What to work on:
Give the number of lines in the data that hold the string "matplotlib". Nothing else is needed.

Stored data:
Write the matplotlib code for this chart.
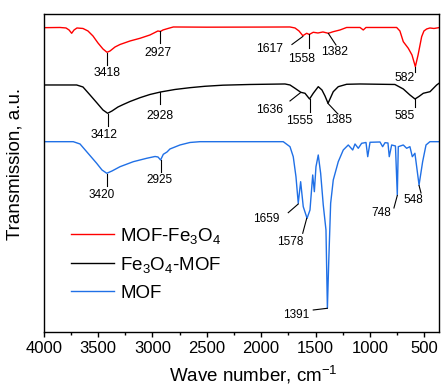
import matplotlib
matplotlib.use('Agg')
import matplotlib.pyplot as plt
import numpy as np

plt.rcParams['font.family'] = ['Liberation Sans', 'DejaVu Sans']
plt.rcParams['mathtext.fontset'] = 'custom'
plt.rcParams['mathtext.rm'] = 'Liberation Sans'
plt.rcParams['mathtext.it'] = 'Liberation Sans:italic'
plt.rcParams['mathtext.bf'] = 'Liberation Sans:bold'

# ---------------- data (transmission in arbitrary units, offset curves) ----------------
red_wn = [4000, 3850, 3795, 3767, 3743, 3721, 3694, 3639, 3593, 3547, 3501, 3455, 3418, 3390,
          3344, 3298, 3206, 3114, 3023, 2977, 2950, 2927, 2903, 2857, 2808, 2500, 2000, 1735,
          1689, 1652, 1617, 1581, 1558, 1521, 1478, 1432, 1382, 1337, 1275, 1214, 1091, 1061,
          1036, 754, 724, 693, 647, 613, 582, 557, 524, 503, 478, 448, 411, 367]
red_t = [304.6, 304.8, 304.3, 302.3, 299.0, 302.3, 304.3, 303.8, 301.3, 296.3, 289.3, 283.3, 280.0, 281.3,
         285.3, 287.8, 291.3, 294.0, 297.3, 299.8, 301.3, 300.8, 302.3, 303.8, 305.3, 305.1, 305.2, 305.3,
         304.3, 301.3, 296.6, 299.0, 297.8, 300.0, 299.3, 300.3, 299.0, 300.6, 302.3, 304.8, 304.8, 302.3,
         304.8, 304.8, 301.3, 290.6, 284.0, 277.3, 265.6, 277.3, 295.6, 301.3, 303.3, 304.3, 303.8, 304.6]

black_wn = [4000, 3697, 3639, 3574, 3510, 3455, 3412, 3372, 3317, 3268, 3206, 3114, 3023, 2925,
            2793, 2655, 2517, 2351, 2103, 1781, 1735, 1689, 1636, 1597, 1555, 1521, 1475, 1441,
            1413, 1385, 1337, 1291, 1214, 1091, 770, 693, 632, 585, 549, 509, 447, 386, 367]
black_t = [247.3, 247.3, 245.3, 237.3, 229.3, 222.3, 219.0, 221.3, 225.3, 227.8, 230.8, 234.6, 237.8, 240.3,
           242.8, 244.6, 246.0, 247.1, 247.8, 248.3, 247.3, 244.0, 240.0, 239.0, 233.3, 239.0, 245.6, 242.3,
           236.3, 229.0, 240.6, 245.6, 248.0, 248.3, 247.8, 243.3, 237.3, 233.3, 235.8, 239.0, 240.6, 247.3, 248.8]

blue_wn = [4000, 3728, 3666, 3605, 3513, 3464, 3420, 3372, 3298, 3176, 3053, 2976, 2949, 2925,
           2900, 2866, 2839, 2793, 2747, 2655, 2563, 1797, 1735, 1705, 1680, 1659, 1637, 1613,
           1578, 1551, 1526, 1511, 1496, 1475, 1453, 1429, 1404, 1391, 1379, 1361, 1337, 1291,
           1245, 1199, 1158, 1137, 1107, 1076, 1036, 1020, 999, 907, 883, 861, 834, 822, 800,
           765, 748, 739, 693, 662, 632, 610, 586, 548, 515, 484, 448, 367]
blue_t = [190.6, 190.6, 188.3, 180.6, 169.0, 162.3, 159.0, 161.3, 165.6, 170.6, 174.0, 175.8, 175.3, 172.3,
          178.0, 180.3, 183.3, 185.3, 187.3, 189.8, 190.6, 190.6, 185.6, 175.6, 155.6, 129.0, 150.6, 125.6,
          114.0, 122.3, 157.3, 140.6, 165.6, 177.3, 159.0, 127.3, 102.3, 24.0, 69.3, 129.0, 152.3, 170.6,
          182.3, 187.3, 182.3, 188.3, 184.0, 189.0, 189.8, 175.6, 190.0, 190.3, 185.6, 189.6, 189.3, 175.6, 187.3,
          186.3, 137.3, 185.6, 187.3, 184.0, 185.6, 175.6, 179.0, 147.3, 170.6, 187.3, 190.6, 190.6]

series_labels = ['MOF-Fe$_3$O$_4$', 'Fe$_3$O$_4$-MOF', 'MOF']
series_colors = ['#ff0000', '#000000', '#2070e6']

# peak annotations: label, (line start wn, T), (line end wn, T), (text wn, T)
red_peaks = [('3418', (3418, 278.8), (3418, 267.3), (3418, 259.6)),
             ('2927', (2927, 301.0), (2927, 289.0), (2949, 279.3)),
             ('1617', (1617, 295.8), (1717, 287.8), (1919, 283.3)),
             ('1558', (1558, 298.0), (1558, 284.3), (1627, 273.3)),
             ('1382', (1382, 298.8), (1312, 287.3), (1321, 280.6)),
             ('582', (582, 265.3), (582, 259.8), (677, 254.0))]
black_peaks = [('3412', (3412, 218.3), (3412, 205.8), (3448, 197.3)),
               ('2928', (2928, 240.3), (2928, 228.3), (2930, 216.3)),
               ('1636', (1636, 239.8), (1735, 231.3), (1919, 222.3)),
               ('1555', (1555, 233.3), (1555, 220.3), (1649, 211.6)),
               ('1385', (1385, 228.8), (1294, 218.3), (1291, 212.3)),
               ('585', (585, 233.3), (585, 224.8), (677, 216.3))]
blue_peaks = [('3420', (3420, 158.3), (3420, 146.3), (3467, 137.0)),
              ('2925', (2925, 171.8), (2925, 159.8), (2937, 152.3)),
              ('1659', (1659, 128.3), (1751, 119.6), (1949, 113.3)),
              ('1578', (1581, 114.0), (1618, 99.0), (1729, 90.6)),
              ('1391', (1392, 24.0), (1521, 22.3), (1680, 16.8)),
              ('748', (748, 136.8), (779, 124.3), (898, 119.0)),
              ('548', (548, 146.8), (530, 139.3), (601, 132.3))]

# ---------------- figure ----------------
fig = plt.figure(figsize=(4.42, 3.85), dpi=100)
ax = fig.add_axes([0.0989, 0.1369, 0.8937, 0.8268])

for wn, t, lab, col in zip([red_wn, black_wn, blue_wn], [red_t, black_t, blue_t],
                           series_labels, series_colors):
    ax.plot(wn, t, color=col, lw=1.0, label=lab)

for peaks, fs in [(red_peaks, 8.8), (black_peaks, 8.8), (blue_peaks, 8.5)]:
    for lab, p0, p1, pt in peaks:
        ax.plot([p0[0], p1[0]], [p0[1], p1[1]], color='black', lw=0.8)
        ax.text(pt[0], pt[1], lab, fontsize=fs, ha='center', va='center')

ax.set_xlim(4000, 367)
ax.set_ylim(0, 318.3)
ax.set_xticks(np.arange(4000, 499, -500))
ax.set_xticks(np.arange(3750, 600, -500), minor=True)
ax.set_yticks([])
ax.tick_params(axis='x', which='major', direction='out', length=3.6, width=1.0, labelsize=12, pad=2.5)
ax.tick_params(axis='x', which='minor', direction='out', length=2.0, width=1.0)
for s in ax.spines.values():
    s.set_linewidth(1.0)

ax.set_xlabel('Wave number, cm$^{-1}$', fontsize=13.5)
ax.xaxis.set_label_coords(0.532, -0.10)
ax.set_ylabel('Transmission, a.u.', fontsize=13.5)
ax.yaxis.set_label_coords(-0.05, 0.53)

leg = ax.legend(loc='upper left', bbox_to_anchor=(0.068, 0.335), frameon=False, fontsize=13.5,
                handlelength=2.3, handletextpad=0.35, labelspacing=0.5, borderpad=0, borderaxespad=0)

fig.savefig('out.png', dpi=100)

Solution to this problem:
4